Series A Round Snaps Up $14M for HVAC AI Startup
Rebar closed a $14 million series a round Tuesday to automate quote generation for HVAC distributors. The startup built an AI operating system that cuts quoting time from hours to minutes.
Most HVAC suppliers still generate quotes manually. Sales reps dig through catalogs, calculate material costs, cross-reference availability, and email PDFs. Takes 2-4 hours per quote. Rebar’s AI does it in under five minutes.
The company targets commercial HVAC distributors—the middlemen between manufacturers and contractors. These distributors process thousands of quote requests monthly. Speed matters. Contractors picking between three suppliers usually go with whoever responds first.
The series a round came at a tough time for vertical SaaS. B2B software deals dropped 35% year-over-year in Q1. Investors are demanding profitability over growth. Rebar’s pitch: solve a painful workflow problem with immediate ROI.
**What the AI Actually Does**
Rebar’s system ingests supplier catalogs, inventory data, and pricing rules. When a contractor requests a quote, the AI pulls specifications, checks stock, applies markup formulas, and generates a formatted proposal. No manual lookup required.
I’ve seen this movie before when I was at Greycroft. We passed on three quoting startups in construction tech. All had the same problem: distributors wouldn’t change their workflows. The winners integrated into existing systems rather than forcing adoption of new interfaces.
Rebar claims its AI plugs into legacy ERP systems. That’s the wedge. Distributors keep their old software, add Rebar as a layer on top. Reduces implementation friction.
**Series A Round Math**
Typical Series A checks run $10M-$20M for B2B SaaS at $2M-$5M ARR. Rebar’s $14M sits right in the middle. Suggests the company hit standard benchmarks. VCs won’t tell you this, but Series A is mostly about proving repeatable sales motion. Show you can sign 10-20 customers at $50K-$100K ACV, and capital follows.
The financing likely valued the company at $50M-$70M post-money. Standard Series A dilution runs 20-25%. At $14M invested, that math points to $56M-$70M post-money valuation.
Follow the money. Investors are betting HVAC distribution consolidates and winners adopt AI-powered quoting as table stakes. The sector processes $150B+ annually in the US alone. Even 1% penetration means $1.5B in addressable spend.
**Why HVAC Distribution**
Commercial HVAC is fragmented hell. Thousands of regional distributors, all running different systems, serving contractors who demand instant quotes. Perfect wedge for vertical AI.
When I was at Bessemer, we looked hard at distribution tech. The insight: distributors hate their software but won’t rip it out.
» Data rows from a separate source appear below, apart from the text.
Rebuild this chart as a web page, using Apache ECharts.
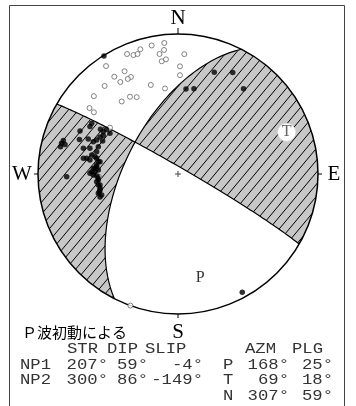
<!DOCTYPE html>
<html><head><meta charset="utf-8">
<script src="https://cdn.jsdelivr.net/npm/echarts@6/dist/echarts.min.js"></script>
<style>html,body{margin:0;padding:0;background:#fff}#c{width:356px;height:406px}</style>
</head><body><div id="c"></div>
<script>
// ---- nodal planes ----
const planeNames = ['NP1', 'NP2'];
const strikes = [207, 300];
const dips = [59, 86];
const slips = [-4, -149];
// ---- principal axes ----
const axisNames = ['P', 'T', 'N'];
const axisAzm = [168, 69, 307];
const axisPlg = [25, 18, 59];
// ---- first motions (lower hemisphere equal-area, x = east, y = north, unit circle) ----
const upMotions = [
  [-0.529,0.843],
  [0.259,0.726],[0.391,0.725],[0.057,0.607],[0.114,0.609],[0.468,0.609],
  [0.459,-0.845],
  [-0.616,0.362],[-0.629,0.339],[-0.700,0.307],[-0.554,0.319],[-0.534,0.302],[-0.511,0.318],
  [-0.486,0.291],[-0.534,0.275],[-0.557,0.264],[-0.538,0.236],[-0.704,0.246],[-0.641,0.250],
  [-0.605,0.231],[-0.581,0.243],[-0.819,0.239],[-0.832,0.219],[-0.807,0.211],[-0.839,0.195],
  [-0.676,0.184],[-0.629,0.184],[-0.569,0.195],[-0.581,0.159],[-0.616,0.136],[-0.593,0.124],
  [-0.676,0.112],[-0.652,0.112],[-0.629,0.100],[-0.581,0.112],[-0.569,0.088],[-0.557,0.088],
  [-0.581,0.064],[-0.581,0.052],[-0.605,0.041],[-0.593,0.041],[-0.569,0.029],[-0.593,0.016],
  [-0.616,0.016],[-0.629,0.005],[-0.605,-0.007],[-0.795,-0.019],[-0.581,-0.055],[-0.569,-0.043],
  [-0.569,-0.079],[-0.557,-0.079],[-0.557,-0.102],[-0.557,-0.114],[-0.562,-0.126],[-0.569,-0.138],
  [-0.545,-0.150],[-0.557,-0.164],[-0.571,-0.029],[-0.579,-0.014]
];
const downMotions = [
  [-0.364,0.857],[-0.318,0.850],[-0.289,0.857],[-0.269,0.891],[-0.188,0.918],[-0.098,0.936],
  [-0.100,0.886],[-0.132,0.857],[-0.116,0.805],[-0.086,0.819],[0.045,0.856],[0.014,0.769],
  [0.014,0.706],[-0.514,0.771],[-0.382,0.734],[-0.455,0.695],[-0.336,0.693],[-0.359,0.679],
  [-0.412,0.657],[-0.524,0.629],[-0.194,0.636],[-0.093,0.611],[-0.601,0.556],[-0.343,0.552],
  [-0.295,0.549],[-0.402,0.518],[-0.632,0.471],[-0.601,0.441],[-0.486,0.331],[-0.340,-0.940],
  [-0.564,-0.021]
];
const dirLabels = ['N', 'E', 'S', 'W'];
const dirAzimuths = [0, 90, 180, 270];
const caption = 'Ｐ波初動による';
const headers = ['STR', 'DIP', 'SLIP', 'AZM', 'PLG'];

// ---- geometry ----
const D = Math.PI / 180;
function vecAzPl(az, pl) { return [Math.cos(pl*D)*Math.sin(az*D), Math.cos(pl*D)*Math.cos(az*D), Math.sin(pl*D)]; }
function proj(v) {
  let [e, n, d] = v; const L = Math.hypot(e, n, d); e /= L; n /= L; d /= L;
  if (d < 0) { e = -e; n = -n; d = -d; }
  const pl = Math.asin(Math.min(1, d)); const az = Math.atan2(e, n);
  const r = Math.SQRT2 * Math.sin((Math.PI/2 - pl) / 2);
  return [r*Math.sin(az), r*Math.cos(az)];
}
function planeVec(k, t) {
  const s = vecAzPl(strikes[k], 0), dd = vecAzPl(strikes[k] + 90, dips[k]);
  return [0,1,2].map(i => Math.cos(t*D)*s[i] + Math.sin(t*D)*dd[i]);
}
const cross = (a,b) => [a[1]*b[2]-a[2]*b[1], a[2]*b[0]-a[0]*b[2], a[0]*b[1]-a[1]*b[0]];
const dot = (a,b) => a[0]*b[0]+a[1]*b[1]+a[2]*b[2];
const normals = [0,1].map(k => cross(vecAzPl(strikes[k],0), vecAzPl(strikes[k]+90, dips[k])));
function crossT(k) {
  const n = normals[1-k]; const f = t => dot(n, planeVec(k, t));
  let a = 0, b = 180, pa = 0, prev = f(0);
  for (let t = 0.5; t <= 180; t += 0.5) { const v = f(t); if (prev*v <= 0) { a = pa; b = t; break; } prev = v; pa = t; }
  for (let i = 0; i < 60; i++) { const m = (a+b)/2; if (f(a)*f(m) <= 0) b = m; else a = m; }
  return (a+b)/2;
}
const tc = [crossT(0), crossT(1)];
function planeArc(k, t0, t1) { const p = []; const N = 90; for (let i = 0; i <= N; i++) p.push(proj(planeVec(k, t0 + (t1-t0)*i/N))); return p; }
function primArc(a0, a1) { const p = []; const N = Math.max(2, Math.ceil(Math.abs(a1-a0))); for (let i = 0; i <= N; i++) { const a = (a0 + (a1-a0)*i/N)*D; p.push([Math.sin(a), Math.cos(a)]); } return p; }
const ends = [];
[0,1].forEach(k => { ends.push({k, t:0, az:((strikes[k]%360)+360)%360}); ends.push({k, t:180, az:((strikes[k]+180)%360+360)%360}); });
ends.sort((a,b) => a.az - b.az);
const Tv = vecAzPl(axisAzm[1], axisPlg[1]);
const Tsign = Math.sign(dot(normals[0], Tv) * dot(normals[1], Tv));
const regions = [];
for (let i = 0; i < 4; i++) {
  const e0 = ends[i], e1 = ends[(i+1)%4];
  let a0 = e0.az, a1 = e1.az; if (a1 <= a0) a1 += 360;
  const pts = [].concat(planeArc(e0.k, tc[e0.k], e0.t), primArc(a0, a1), planeArc(e1.k, e1.t, tc[e1.k]));
  const m = (a0 + a1) / 2 * D; const v = [Math.sin(m), Math.cos(m), 0.05];
  const sgn = Math.sign(dot(normals[0], v) * dot(normals[1], v));
  regions.push({pts, shaded: sgn === Tsign});
}

// ---- hatch pattern ----
function hatch() {
  const w = 10, h = 12; const c = document.createElement('canvas'); c.width = w; c.height = h;
  const g = c.getContext('2d'); g.fillStyle = '#c8c8c8'; g.fillRect(0, 0, w, h);
  g.strokeStyle = '#000'; g.lineWidth = 1;
  for (const o of [-w, 0, w]) { g.beginPath(); g.moveTo(o-1, h+1.2); g.lineTo(o+w+1, -1.2); g.stroke(); }
  return c;
}
const pattern = { image: hatch(), repeat: 'repeat' };

const chart = echarts.init(document.getElementById('c'), null, { renderer: 'canvas' });

function renderRegions(params, api) {
  const r = regions[params.dataIndex];
  return { type: 'polygon', shape: { points: r.pts.map(p => api.coord(p)) },
    style: { fill: r.shaded ? pattern : '#fff', stroke: null } };
}
function renderFrame(params, api) {
  const c = api.coord([0, 0]); const R = api.size([1, 1])[0];
  const ch = [];
  [0,1].forEach(k => ch.push({ type: 'polyline', shape: { points: planeArc(k, 0, 180).map(p => api.coord(p)) },
    style: { stroke: '#000', lineWidth: 1.2, fill: null } }));
  ch.push({ type: 'circle', shape: { cx: c[0], cy: c[1], r: R }, style: { fill: null, stroke: '#000', lineWidth: 1.5 } });
  dirAzimuths.forEach((az, i) => {
    const sx = Math.sin(az*D), sy = -Math.cos(az*D);
    const L = i === 0 ? 6 : 4;
    ch.push({ type: 'line', shape: { x1: c[0]+sx*R, y1: c[1]+sy*R, x2: c[0]+sx*(R+L), y2: c[1]+sy*(R+L) }, style: { stroke: '#000', lineWidth: 1 } });
    ch.push({ type: 'text', x: c[0]+sx*(R+16), y: c[1]+sy*(R+16)+(i===2?2:0),
      style: { text: dirLabels[i], font: '21px "Liberation Serif"', fill: '#000', align: 'center', verticalAlign: 'middle', textAlign: 'center', textVerticalAlign: 'middle' } });
  });
  ch.push({ type: 'line', shape: { x1: c[0]-3, y1: c[1], x2: c[0]+3, y2: c[1] }, style: { stroke: '#444', lineWidth: 1 } });
  ch.push({ type: 'line', shape: { x1: c[0], y1: c[1]-3, x2: c[0], y2: c[1]+3 }, style: { stroke: '#444', lineWidth: 1 } });
  return { type: 'group', children: ch };
}
function renderAxes(params, api) {
  const i = params.dataIndex;
  const p = api.coord(proj(vecAzPl(axisAzm[i], axisPlg[i])));
  const ch = [];
  if (axisNames[i] === 'T') ch.push({ type: 'circle', shape: { cx: p[0], cy: p[1], r: 9 }, style: { fill: '#fff', stroke: '#ddd', lineWidth: 0.8 } });
  ch.push({ type: 'text', x: p[0], y: p[1], style: { text: axisNames[i], font: '16px "Liberation Serif"', fill: axisNames[i]==='T' ? '#666' : '#333',
    align: 'center', verticalAlign: 'middle', textAlign: 'center', textVerticalAlign: 'middle' } });
  return { type: 'group', children: ch };
}

// ---- table texts ----
const mono = '15px "Liberation Mono"';
const SX = 1.15;
const graphic = [{ type: 'rect', shape: { x: 9.5, y: 5.5, width: 335, height: 420 }, style: { fill: null, stroke: '#444', lineWidth: 1 }, z: 0 }];
function tx(text, x, y, align) {
  graphic.push({ type: 'text', x, y, scaleX: SX, z: 10,
    style: { text, font: mono, fill: '#333', align, verticalAlign: 'middle', textAlign: align, textVerticalAlign: 'middle' } });
}
graphic.push({ type: 'text', x: 22, y: 332, z: 10, style: { text: caption, font: '15px "Noto Sans CJK JP"', fill: '#000', align: 'left', verticalAlign: 'middle', textAlign: 'left', textVerticalAlign: 'middle' } });
const headerX = [67, 107, 145, 245, 292];
headers.forEach((h, i) => tx(h, headerX[i], 349, 'left'));
const rowY = [365, 380.5, 396];
const deg = v => v + '°';
planeNames.forEach((n, k) => {
  tx(n, 20, rowY[k], 'left');
  tx(deg(strikes[k]), 108, rowY[k], 'right');
  tx(deg(dips[k]), 148, rowY[k], 'right');
  tx(deg(slips[k]), 203, rowY[k], 'right');
});
axisNames.forEach((n, i) => {
  tx(n, 223, rowY[i], 'left');
  tx(deg(axisAzm[i]), 289, rowY[i], 'right');
  tx(deg(axisPlg[i]), 333, rowY[i], 'right');
});

chart.setOption({
  animation: false,
  grid: { left: 38, top: 34, width: 280, height: 280 },
  xAxis: { type: 'value', min: -1, max: 1, show: false },
  yAxis: { type: 'value', min: -1, max: 1, show: false },
  graphic,
  series: [
    { type: 'custom', silent: true, z: 1, clip: false, renderItem: renderRegions, data: regions.map(() => [0, 0]) },
    { type: 'custom', silent: true, z: 2, clip: false, renderItem: renderFrame, data: [[0, 0]] },
    { type: 'scatter', silent: true, z: 3, symbol: 'circle', symbolSize: 5, data: downMotions,
      itemStyle: { color: '#fff', borderColor: '#555', borderWidth: 0.9 } },
    { type: 'scatter', silent: true, z: 4, symbol: 'circle', symbolSize: 5.5, data: upMotions, itemStyle: { color: '#000' } },
    { type: 'custom', silent: true, z: 5, clip: false, renderItem: renderAxes, data: axisNames.slice(0, 2).map(() => [0, 0]) }
  ]
});
</script></body></html>
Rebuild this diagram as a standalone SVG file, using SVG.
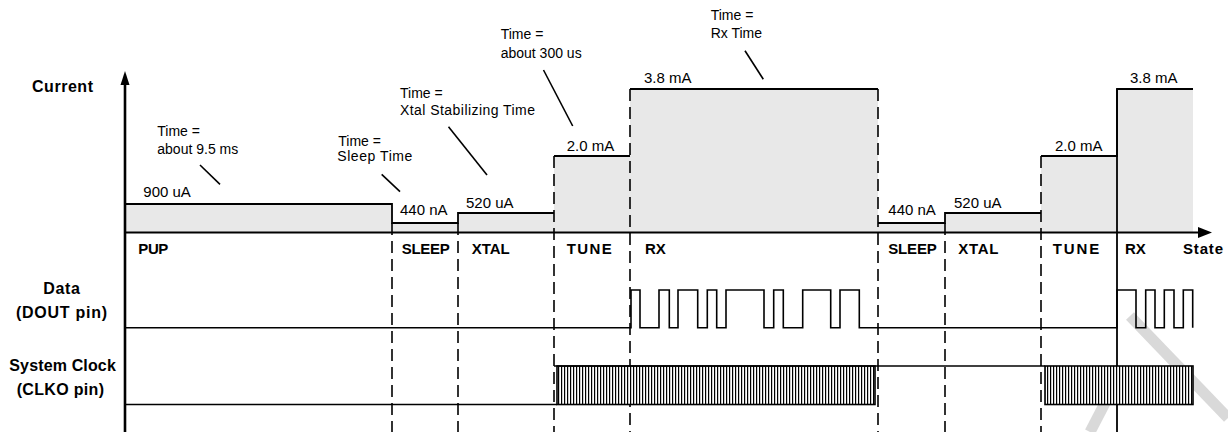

Integration beats replacement every time. Rebar’s strategy makes sense if they truly integrate rather than replace.
The series a round presumably funds enterprise sales hiring. Moving upmarket to national distributors with 50+ locations. That’s where the real revenue sits. Small distributors can’t afford $100K software contracts.
**What Rebar Must Prove**
First, customer concentration risk. If 40% of revenue comes from three logos, that’s fragile. Need 20+ customers paying $50K+ annually.
Second, gross retention. HVAC distributors churn software constantly. Target: 90%+ gross retention. Below that signals product-market fit issues.
Third, sales efficiency. CAC payback should hit 12-18 months for healthy B2B SaaS. Longer than that means the go-to-market motion doesn’t scale.
Here’s what the term sheet doesn’t say: this series a round probably included standard liquidation preferences, maybe 1x non-participating. Investors want downside protection given the B2B SaaS slowdown. If Rebar exits below the valuation, investors get their $14M back first.
**Market Timing Question**
AI infrastructure costs dropped 60% in 18 months. That changes unit economics for AI-powered vertical SaaS. Rebar can now serve small distributors profitably, not just enterprise accounts.
But buyer budgets tightened. HVAC distributors are cutting discretionary software spend. Rebar needs to prove this is a must-have workflow tool, not a nice-to-have productivity boost.
I’ve sat in hundreds of pitch meetings. The companies that win vertical SaaS sell vitamins as painkillers. Frame it as “you’re losing deals because competitors quote faster” rather than “save 2 hours per quote.” Fear of loss beats promise of gain.
**The Real Challenge**
Raising is easy. Deploying is hard. Now Rebar must hire enterprise AEs, build customer success, and prove the product works at scale. Most Series A companies stumble on go-to-market execution, not product.
VCs say they want product innovation. They actually fund sales execution. Show me repeatable $100K deals closing in 60-90 days, and I’ll show you a company that raises a $40M Series B.
Valuation is vanity. Terms are sanity. What matters now: hit $10M ARR in 18 months with strong unit economics. Miss that, and the next round gets ugly. Bridge rounds at flat valuations. Messy cap tables.
Question is whether HVAC distributors adopt AI quoting fast enough to support Rebar’s growth targets.